Warner Bros. is developing an animated movie based on the popular Looney Tunes character Speedy Gonzales, Deadline reported yesterday (April 4). The film, tentatively called Speedy, will be released in both English and Spanish.
Created in the 1950s, Gonzales was a crafty, lightning-fast Mexican mouse who became a children’s favorite in Latin America. But in the decades since, the character has been criticized for exhibiting ethnic stereotypes, including an oversized yellow sombrero and an embroidered Mexican accent. His friends, along with his cousin, Slowpoke Rodriguez, are usually depicted as lazy and dumb.
In 1999, Cartoon Network pulled Speedy Gonzales re-runs from the air after deciding they were too offensive. The network reinstituted him three years later after fans protested.
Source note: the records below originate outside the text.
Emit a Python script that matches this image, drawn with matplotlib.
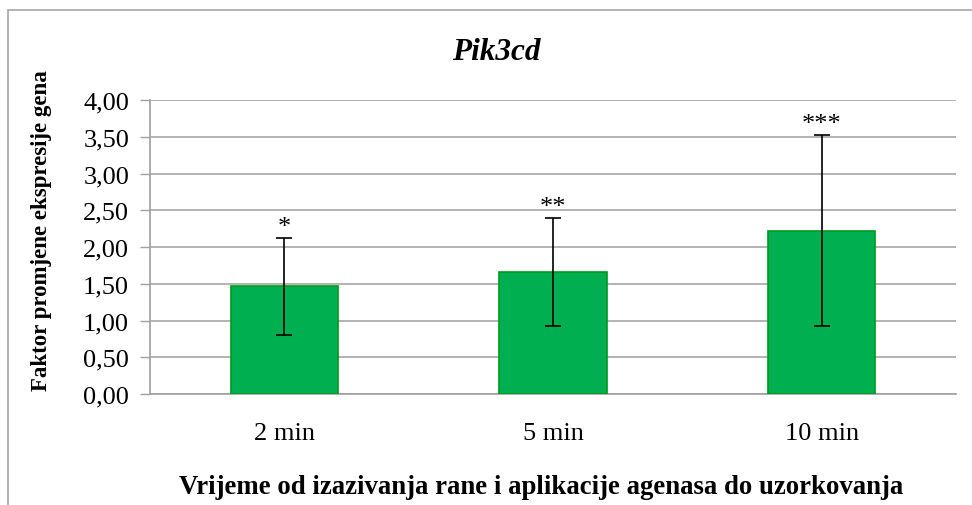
import matplotlib
matplotlib.use("Agg")
import matplotlib.pyplot as plt
from matplotlib.patches import Rectangle

categories = ["2 min", "5 min", "10 min"]
values = [1.465, 1.66, 2.22]
errors = [0.66, 0.73, 1.30]
stars = ["*", "**", "***"]
yticks = [0.0, 0.5, 1.0, 1.5, 2.0, 2.5, 3.0, 3.5, 4.0]
ytick_labels = ["0,00", "0,50", "1,00", "1,50", "2,00", "2,50", "3,00", "3,50", "4,00"]

plt.rcParams['font.family'] = ['Liberation Serif', 'DejaVu Serif']

W, H = 972, 506
fig = plt.figure(figsize=(W / 100, H / 100), dpi=100)
fig.patch.set_facecolor("white")

# outer chart border
fig.add_artist(Rectangle((8 / W, -0.05), 1.2, (H - 11) / H + 0.05, transform=fig.transFigure,
                         fill=False, edgecolor="#a6a6a6", linewidth=1.2))

left, right, top, bottom = 150, 956, 101, 395
ax = fig.add_axes([left / W, 1 - bottom / H, (right - left) / W, (bottom - top) / H])

x = list(range(len(categories)))
ax.bar(x, values, width=0.4, color="#00b050", edgecolor="#009a1e", linewidth=1.2, zorder=3)
ax.errorbar(x, values, yerr=errors, fmt="none", ecolor="black", elinewidth=1.2,
            capsize=6, capthick=1.2, zorder=4)
for xi, v, e, s in zip(x, values, errors, stars):
    ax.text(xi, v + e + 0.0, s, ha="center", va="bottom", fontsize=19)

ax.set_xlim(-0.5, len(categories) - 0.5)
ax.set_ylim(0, 4.0)
ax.set_yticks(yticks)
ax.set_yticklabels(ytick_labels, fontsize=19)
ax.set_xticks(x)
ax.set_xticklabels(categories, fontsize=19)
ax.tick_params(axis="x", length=0, pad=20)
ax.tick_params(axis="y", length=7, width=1, color="#a0a0a0", pad=8)
ax.yaxis.grid(True, color="#a6a6a6", linewidth=1.2, zorder=0)
ax.set_axisbelow(True)
for s in ["top", "right"]:
    ax.spines[s].set_visible(False)
ax.spines["left"].set_color("#a0a0a0")
ax.spines["bottom"].set_color("#a0a0a0")
ax.spines["left"].set_linewidth(1.2)
ax.spines["bottom"].set_linewidth(1.2)

fig.text(496 / W, 1 - 52 / H, "Pik3cd", ha="center", va="center",
         fontsize=22.5, style="italic", fontweight="bold")
fig.text(541 / W, 1 - 488 / H,
         "Vrijeme od izazivanja rane i aplikacije agenasa do uzorkovanja",
         ha="center", va="center", fontsize=19.3, fontweight="bold")
fig.text(42 / W, 1 - 231 / H, "Faktor promjene ekspresije gena", ha="center", va="center",
         rotation=90, fontsize=16.5, fontweight="bold")

fig.savefig("out.png", dpi=100)
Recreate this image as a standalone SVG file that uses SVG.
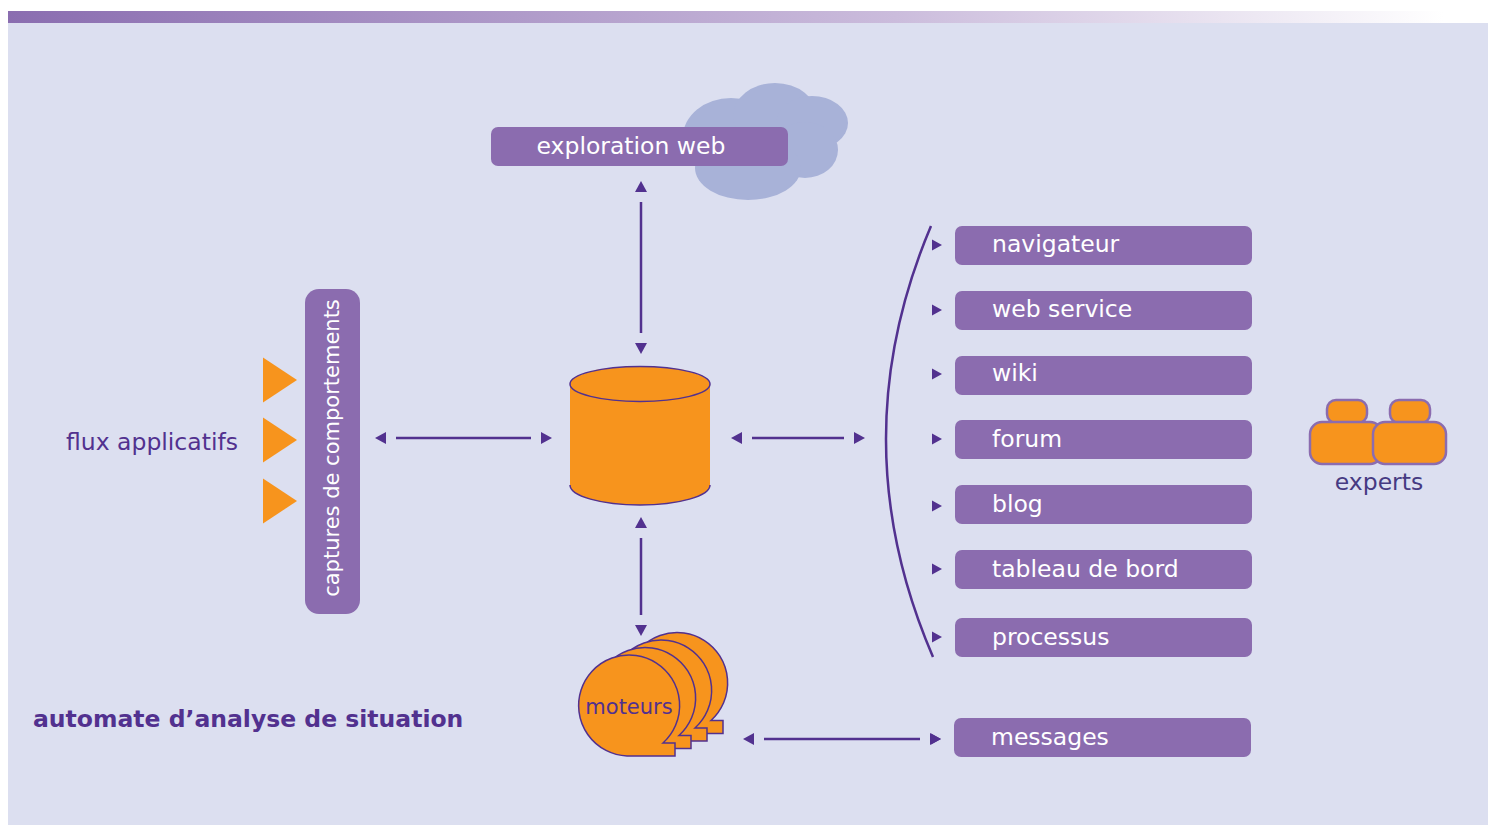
<svg xmlns="http://www.w3.org/2000/svg" xmlns:xlink="http://www.w3.org/1999/xlink" width="1488" height="825" viewBox="0 0 1488 825">
<style>
.t{font-family:"DejaVu Sans","Liberation Sans",sans-serif;font-size:23.5px}
.w{fill:#ffffff}
.p{fill:#52318f}
.box{fill:#8b6caf}
.org{fill:#f7941d;stroke:#52318f;stroke-width:1.5}
.ln{stroke:#52318f;stroke-width:2.5;fill:none}
.ah{fill:#52318f}
.ex{fill:#f7941d;stroke:#8b6caf;stroke-width:2.5}
</style>
<defs>
<linearGradient id="topbar" x1="0" y1="0" x2="1" y2="0">
<stop offset="0" stop-color="#8a6db0"/>
<stop offset="0.6" stop-color="#cbbcdc"/>
<stop offset="0.97" stop-color="#ffffff"/>
</linearGradient>
<marker id="arr" markerUnits="userSpaceOnUse" orient="auto-start-reverse" refX="0" refY="0" markerWidth="1" markerHeight="1" overflow="visible">
<path d="M10,-6 L21,0 L10,6 Z" class="ah"/>
</marker>
<path id="tri" d="M0,-5.5 L10,0 L0,5.5 Z" class="ah"/>
<path id="otri" d="M0,-22.5 L34,0 L0,22.5 Z" fill="#f7941d"/>
<path id="bubble" d="M627,756 L675,756 L675,743 L663,743 A50.5,50.5 0 1 0 627,756 Z" class="org"/>
</defs>

<rect x="0" y="0" width="1488" height="825" fill="#ffffff"/>
<rect x="8" y="23" width="1480" height="802" fill="#dcdff0"/>
<rect x="8" y="11" width="1480" height="12" fill="url(#topbar)"/>

<g id="connectors">
<line class="ln" x1="641" y1="202" x2="641" y2="333" marker-start="url(#arr)" marker-end="url(#arr)"/>
<line class="ln" x1="641" y1="538" x2="641" y2="615" marker-start="url(#arr)" marker-end="url(#arr)"/>
<line class="ln" x1="396" y1="438" x2="531" y2="438" marker-start="url(#arr)" marker-end="url(#arr)"/>
<line class="ln" x1="752" y1="438" x2="844" y2="438" marker-start="url(#arr)" marker-end="url(#arr)"/>
<line class="ln" x1="764" y1="739" x2="920" y2="739" marker-start="url(#arr)" marker-end="url(#arr)"/>
<path class="ln" d="M931,226 Q840,441 933,657"/>
<use xlink:href="#tri" x="932" y="245"/>
<use xlink:href="#tri" x="932" y="310"/>
<use xlink:href="#tri" x="932" y="374"/>
<use xlink:href="#tri" x="932" y="439"/>
<use xlink:href="#tri" x="932" y="506"/>
<use xlink:href="#tri" x="932" y="569"/>
<use xlink:href="#tri" x="932" y="637"/>
<use xlink:href="#tri" x="931" y="739"/>
</g>

<g id="exploration-web">
<ellipse cx="731" cy="137" rx="48" ry="39" fill="#a8b2d8"/>
<ellipse cx="775" cy="116" rx="42" ry="33" fill="#a8b2d8"/>
<ellipse cx="812" cy="123" rx="36" ry="27" fill="#a8b2d8"/>
<ellipse cx="805" cy="150" rx="33" ry="28" fill="#a8b2d8"/>
<ellipse cx="748" cy="168" rx="53" ry="32" fill="#a8b2d8"/>
<rect class="box" x="491" y="127" width="297" height="39" rx="7"/>
<text class="t w" x="631" y="154" text-anchor="middle">exploration web</text>
</g>

<g id="flux-applicatifs">
<text class="t p" x="66" y="450">flux applicatifs</text>
<use xlink:href="#otri" x="263" y="380"/>
<use xlink:href="#otri" x="263" y="440"/>
<use xlink:href="#otri" x="263" y="501"/>
</g>

<g id="captures">
<rect class="box" x="305" y="289" width="55" height="325" rx="14"/>
<text class="t w" style="font-size:21px" transform="translate(339,448) rotate(-90)" text-anchor="middle">captures de comportements</text>
</g>

<g id="base">
<path d="M570,384 L570,485 A70,20 0 0 0 710,485 L710,384 Z" fill="#f7941d"/>
<path class="ln" style="stroke-width:1.5" d="M570,485 A70,20 0 0 0 710,485"/>
<ellipse class="org" cx="640" cy="384" rx="70" ry="17.5"/>
</g>

<g id="moteurs">
<use xlink:href="#bubble" transform="translate(48,-22.5)"/>
<use xlink:href="#bubble" transform="translate(32,-15)"/>
<use xlink:href="#bubble" transform="translate(16,-7.5)"/>
<use xlink:href="#bubble"/>
<text class="t p" style="font-size:21px" x="629" y="714" text-anchor="middle">moteurs</text>
</g>

<g id="titre">
<text class="t p" style="font-weight:bold" x="33" y="727">automate d’analyse de situation</text>
</g>

<g id="navigateur"><rect class="box" x="955" y="226" width="297" height="39" rx="7"/><text class="t w" x="992" y="252">navigateur</text></g>
<g id="web-service"><rect class="box" x="955" y="291" width="297" height="39" rx="7"/><text class="t w" x="992" y="317">web service</text></g>
<g id="wiki"><rect class="box" x="955" y="356" width="297" height="39" rx="7"/><text class="t w" x="992" y="381">wiki</text></g>
<g id="forum"><rect class="box" x="955" y="420" width="297" height="39" rx="7"/><text class="t w" x="992" y="447">forum</text></g>
<g id="blog"><rect class="box" x="955" y="485" width="297" height="39" rx="7"/><text class="t w" x="992" y="512">blog</text></g>
<g id="tableau-de-bord"><rect class="box" x="955" y="550" width="297" height="39" rx="7"/><text class="t w" x="992" y="577">tableau de bord</text></g>
<g id="processus"><rect class="box" x="955" y="618" width="297" height="39" rx="7"/><text class="t w" x="992" y="645">processus</text></g>
<g id="messages"><rect class="box" x="954" y="718" width="297" height="39" rx="7"/><text class="t w" x="991" y="745">messages</text></g>

<g id="experts">
<rect class="ex" x="1327" y="400" width="40" height="23" rx="9"/>
<rect class="ex" x="1310" y="422" width="72" height="42" rx="12"/>
<rect class="ex" x="1390" y="400" width="40" height="23" rx="9"/>
<rect class="ex" x="1373" y="422" width="73" height="42" rx="12"/>
<text class="t" style="fill:#463a82" x="1379" y="490" text-anchor="middle">experts</text>
</g>
</svg>
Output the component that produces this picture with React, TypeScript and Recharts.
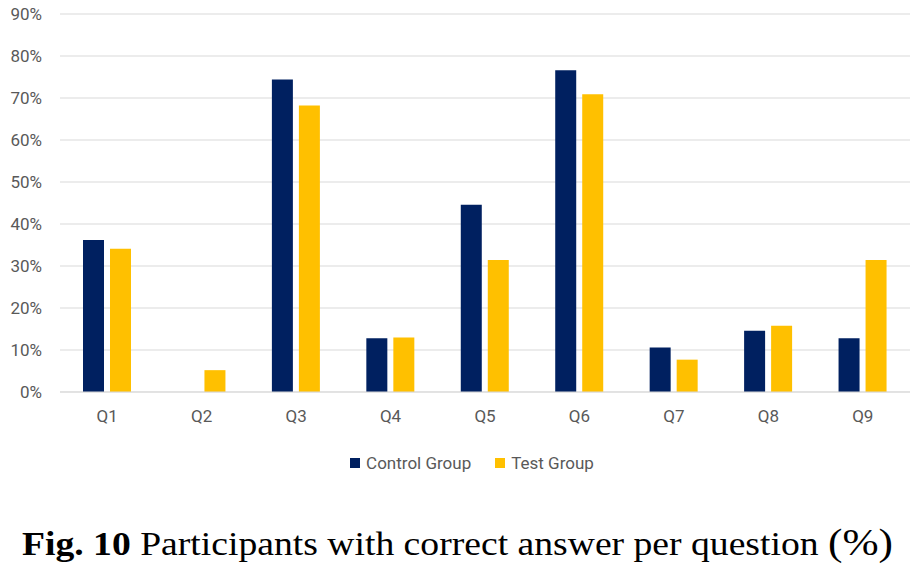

Despite the cartoon’s many clichés, he’s also been embraced by Latino communities, especially in Mexico. Some argue the mouse subverted white audience’s expectations—here was a heroic Mexican character that routinely outsmarted others, always winning in the end. The League of United Latin American Citizens, a Latino anti-discrimination organization, helped get Speedy back on the air after Cartoon Network shelved him.
“In Mexico we grew up watching Speedy Gonzales,” Eugenio Derbez, who will voice Speedy in the film, told Deadline. “He was like a superhero to us, or maybe more like a revolucionario like Simón Bolívar or Pancho Villa.”
David Sellers, one of the film’s producers, told Deadline he thinks that there’s never been a better time for the character, citing the US presidential race in which one candidate in particular has peddled racist stereotypes. “In a time when Donald Trump is gaining momentum, the world needs Speedy more than ever,” he said.
Warner Bros. didn’t immediately respond to a request for comment.
Speedy Gonzales is one of a number of characters that Warner Bros. has recently developed into feature films. The studio released Pan, based on Peter Pan, last year, and is set to release Tarzan and Jungle Book adaptations in 2016 and 2017, respectively. Warner Bros. owns the rights to the entire Looney Tunes universe, so if Speedy is successful, it’s possible the studio will want to adapt other characters, such as Bugs Bunny or Road Runner.
Disney, meanwhile, is in the midst of reimagining several of its classic animated films, including Mulan, Winnie the Pooh, Dumbo, and Beauty and the Beast.